Your instructions: Set each entry down verbatim, omitting images.
— begin Items —
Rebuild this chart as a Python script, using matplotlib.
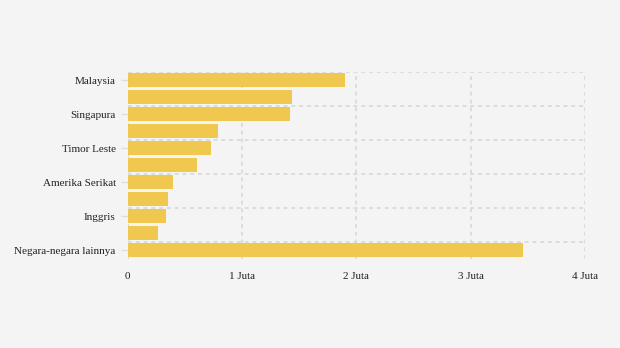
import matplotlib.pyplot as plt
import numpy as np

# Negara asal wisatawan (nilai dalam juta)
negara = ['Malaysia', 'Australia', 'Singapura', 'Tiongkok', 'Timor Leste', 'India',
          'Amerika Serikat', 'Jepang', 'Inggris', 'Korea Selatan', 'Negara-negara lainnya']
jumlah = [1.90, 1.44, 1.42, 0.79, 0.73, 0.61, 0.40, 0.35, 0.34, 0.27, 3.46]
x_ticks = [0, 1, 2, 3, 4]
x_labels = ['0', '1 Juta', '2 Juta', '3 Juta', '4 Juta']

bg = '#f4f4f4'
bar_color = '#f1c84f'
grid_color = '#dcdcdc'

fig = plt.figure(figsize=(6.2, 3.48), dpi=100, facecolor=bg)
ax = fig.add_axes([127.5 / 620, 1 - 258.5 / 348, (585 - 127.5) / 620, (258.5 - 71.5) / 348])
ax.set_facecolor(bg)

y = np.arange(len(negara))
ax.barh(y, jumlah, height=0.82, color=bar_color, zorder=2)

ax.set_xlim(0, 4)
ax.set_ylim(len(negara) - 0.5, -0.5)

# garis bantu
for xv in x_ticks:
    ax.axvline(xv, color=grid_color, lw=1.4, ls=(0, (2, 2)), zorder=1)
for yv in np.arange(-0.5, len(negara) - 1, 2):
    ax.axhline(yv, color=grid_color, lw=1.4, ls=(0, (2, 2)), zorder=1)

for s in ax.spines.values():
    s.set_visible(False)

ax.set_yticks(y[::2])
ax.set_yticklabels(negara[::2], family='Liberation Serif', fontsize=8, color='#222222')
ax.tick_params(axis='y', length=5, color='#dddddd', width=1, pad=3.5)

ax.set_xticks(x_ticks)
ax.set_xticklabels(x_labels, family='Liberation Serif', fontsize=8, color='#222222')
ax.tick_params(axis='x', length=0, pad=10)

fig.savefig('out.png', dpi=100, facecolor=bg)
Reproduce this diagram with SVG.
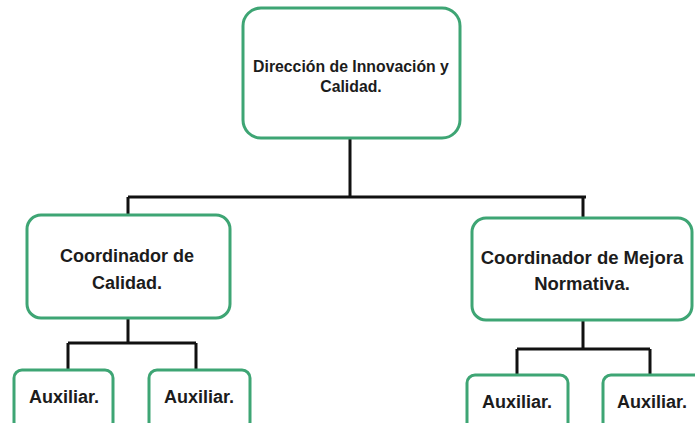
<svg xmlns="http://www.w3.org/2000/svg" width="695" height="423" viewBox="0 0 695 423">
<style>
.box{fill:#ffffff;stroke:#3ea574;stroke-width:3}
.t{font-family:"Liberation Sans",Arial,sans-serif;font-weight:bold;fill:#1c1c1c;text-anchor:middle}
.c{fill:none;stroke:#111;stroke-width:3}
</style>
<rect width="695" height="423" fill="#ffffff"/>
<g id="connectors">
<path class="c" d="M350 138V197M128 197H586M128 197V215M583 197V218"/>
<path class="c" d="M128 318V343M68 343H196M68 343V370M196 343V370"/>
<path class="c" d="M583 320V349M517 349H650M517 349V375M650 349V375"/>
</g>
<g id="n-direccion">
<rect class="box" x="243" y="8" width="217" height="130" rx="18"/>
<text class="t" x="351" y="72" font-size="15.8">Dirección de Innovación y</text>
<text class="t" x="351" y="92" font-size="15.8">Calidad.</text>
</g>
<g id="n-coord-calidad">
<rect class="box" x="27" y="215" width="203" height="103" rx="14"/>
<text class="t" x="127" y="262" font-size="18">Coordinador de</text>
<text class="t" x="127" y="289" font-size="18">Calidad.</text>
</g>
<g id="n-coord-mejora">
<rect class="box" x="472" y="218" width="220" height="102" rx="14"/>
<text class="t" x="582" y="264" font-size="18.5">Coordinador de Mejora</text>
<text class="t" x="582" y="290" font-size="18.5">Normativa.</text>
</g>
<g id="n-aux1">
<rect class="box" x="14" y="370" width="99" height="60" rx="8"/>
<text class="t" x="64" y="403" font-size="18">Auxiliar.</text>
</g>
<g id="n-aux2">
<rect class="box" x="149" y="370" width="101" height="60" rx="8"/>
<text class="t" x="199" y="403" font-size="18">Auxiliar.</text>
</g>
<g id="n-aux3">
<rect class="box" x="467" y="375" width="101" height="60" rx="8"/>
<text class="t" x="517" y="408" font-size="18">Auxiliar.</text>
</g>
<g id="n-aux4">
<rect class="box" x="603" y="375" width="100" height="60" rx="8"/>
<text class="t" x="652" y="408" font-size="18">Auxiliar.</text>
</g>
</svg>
— end Items —
Exercise output:
Rebuild this chart as a Python script, using matplotlib.
import matplotlib.pyplot as plt
import numpy as np

# Negara asal wisatawan (nilai dalam juta)
negara = ['Malaysia', 'Australia', 'Singapura', 'Tiongkok', 'Timor Leste', 'India',
          'Amerika Serikat', 'Jepang', 'Inggris', 'Korea Selatan', 'Negara-negara lainnya']
jumlah = [1.90, 1.44, 1.42, 0.79, 0.73, 0.61, 0.40, 0.35, 0.34, 0.27, 3.46]
x_ticks = [0, 1, 2, 3, 4]
x_labels = ['0', '1 Juta', '2 Juta', '3 Juta', '4 Juta']

bg = '#f4f4f4'
bar_color = '#f1c84f'
grid_color = '#dcdcdc'

fig = plt.figure(figsize=(6.2, 3.48), dpi=100, facecolor=bg)
ax = fig.add_axes([127.5 / 620, 1 - 258.5 / 348, (585 - 127.5) / 620, (258.5 - 71.5) / 348])
ax.set_facecolor(bg)

y = np.arange(len(negara))
ax.barh(y, jumlah, height=0.82, color=bar_color, zorder=2)

ax.set_xlim(0, 4)
ax.set_ylim(len(negara) - 0.5, -0.5)

# garis bantu
for xv in x_ticks:
    ax.axvline(xv, color=grid_color, lw=1.4, ls=(0, (2, 2)), zorder=1)
for yv in np.arange(-0.5, len(negara) - 1, 2):
    ax.axhline(yv, color=grid_color, lw=1.4, ls=(0, (2, 2)), zorder=1)

for s in ax.spines.values():
    s.set_visible(False)

ax.set_yticks(y[::2])
ax.set_yticklabels(negara[::2], family='Liberation Serif', fontsize=8, color='#222222')
ax.tick_params(axis='y', length=5, color='#dddddd', width=1, pad=3.5)

ax.set_xticks(x_ticks)
ax.set_xticklabels(x_labels, family='Liberation Serif', fontsize=8, color='#222222')
ax.tick_params(axis='x', length=0, pad=10)

fig.savefig('out.png', dpi=100, facecolor=bg)
Reproduce this diagram with SVG.
<svg xmlns="http://www.w3.org/2000/svg" width="695" height="423" viewBox="0 0 695 423">
<style>
.box{fill:#ffffff;stroke:#3ea574;stroke-width:3}
.t{font-family:"Liberation Sans",Arial,sans-serif;font-weight:bold;fill:#1c1c1c;text-anchor:middle}
.c{fill:none;stroke:#111;stroke-width:3}
</style>
<rect width="695" height="423" fill="#ffffff"/>
<g id="connectors">
<path class="c" d="M350 138V197M128 197H586M128 197V215M583 197V218"/>
<path class="c" d="M128 318V343M68 343H196M68 343V370M196 343V370"/>
<path class="c" d="M583 320V349M517 349H650M517 349V375M650 349V375"/>
</g>
<g id="n-direccion">
<rect class="box" x="243" y="8" width="217" height="130" rx="18"/>
<text class="t" x="351" y="72" font-size="15.8">Dirección de Innovación y</text>
<text class="t" x="351" y="92" font-size="15.8">Calidad.</text>
</g>
<g id="n-coord-calidad">
<rect class="box" x="27" y="215" width="203" height="103" rx="14"/>
<text class="t" x="127" y="262" font-size="18">Coordinador de</text>
<text class="t" x="127" y="289" font-size="18">Calidad.</text>
</g>
<g id="n-coord-mejora">
<rect class="box" x="472" y="218" width="220" height="102" rx="14"/>
<text class="t" x="582" y="264" font-size="18.5">Coordinador de Mejora</text>
<text class="t" x="582" y="290" font-size="18.5">Normativa.</text>
</g>
<g id="n-aux1">
<rect class="box" x="14" y="370" width="99" height="60" rx="8"/>
<text class="t" x="64" y="403" font-size="18">Auxiliar.</text>
</g>
<g id="n-aux2">
<rect class="box" x="149" y="370" width="101" height="60" rx="8"/>
<text class="t" x="199" y="403" font-size="18">Auxiliar.</text>
</g>
<g id="n-aux3">
<rect class="box" x="467" y="375" width="101" height="60" rx="8"/>
<text class="t" x="517" y="408" font-size="18">Auxiliar.</text>
</g>
<g id="n-aux4">
<rect class="box" x="603" y="375" width="100" height="60" rx="8"/>
<text class="t" x="652" y="408" font-size="18">Auxiliar.</text>
</g>
</svg>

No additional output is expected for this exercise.